В своей книге  «Воображение» Сартр указывает нам на пропасть, разделяющую реальное и воображаемое. Их несовместимость проистекает из их природы, а не из их содержания. Существует дистанция между сознанием и действительностью, и именно здесь располагается пространство воображения. Способность к воображению — это проявление свободы сознания, которое, восприняв реальный мир, создает ирреальность, изменяя или отрицая действительный мир с помощью сотворенного образа. «Свободное сознание, природа которого всегда «сознание чего-то», тем самым конституируется относительно реальности и каждое мгновение ее превосходит...».

Эмоции и воображение Сартр определяет, как «способ существования сознания, один из способов, с помощью которых оно понимает (в смысле хайдеггеровского «Verstehen») свое «бытие-в-мире». Он качественно иной, нежели тот способ существования сознания, который обозначается как восприятие, отражение мира, зафиксированный в литературе при помощи «потока сознания».

В 1939 г. в эссе  «О теории эмоций» Сартр критикует эмпиризм, а с ним и опытный подход, характерный для естественных наук.

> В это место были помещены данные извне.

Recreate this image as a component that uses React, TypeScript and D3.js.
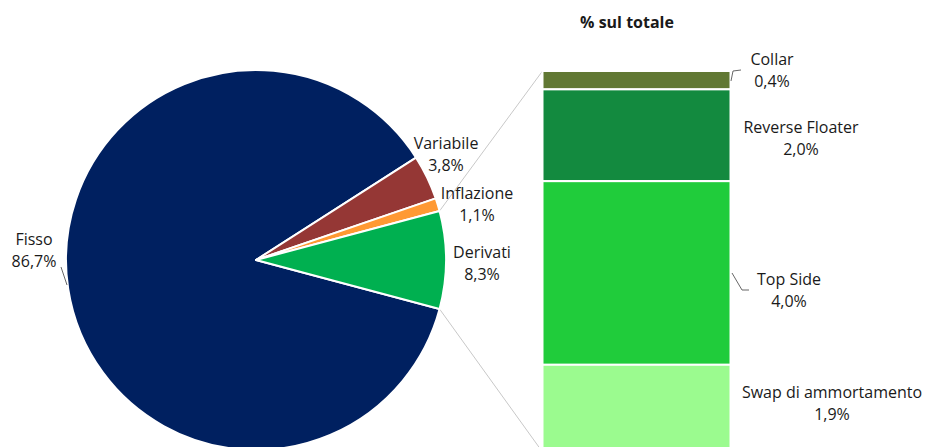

Наука о природе, ее методы неадекватны для изучения человека. В частности, человеческий дух, сознание, эмоциональность могут быть поняты только в их целостности, как феномены. Анализ, дробление жизни духа на отдельные факты препятствует пониманию. Любой психологический факт (эмоция, мысль, ощущение и пр.) обретают смысл только в своей связи с сознанием как целым, с сущностью сознания. «Психология является дисциплиной, которая претендует на то, чтобы быть позитивной, т.е. она хочет иметь своим источником исключительно опыт... В результате... оказывается, что психология, поскольку она считает себя наукой, может дать только некую сумму разнородных фактов, по большей части никак не связанных друг с другом... Ожидать факт — это значит, по определению, ожидать нечто изолированное, это значит предпочитать, в соответствии с позитивистской установкой, случайное существенному, беспорядок порядку. Это значит принципиально отбросить сущность в будущее: «Это потом, когда мы соберем достаточно фактов»... нагромождая случайности, так же невозможно достигнуть сущности, как невозможно прийти к единице, бесконечно добавляя цифры справа от 0,99».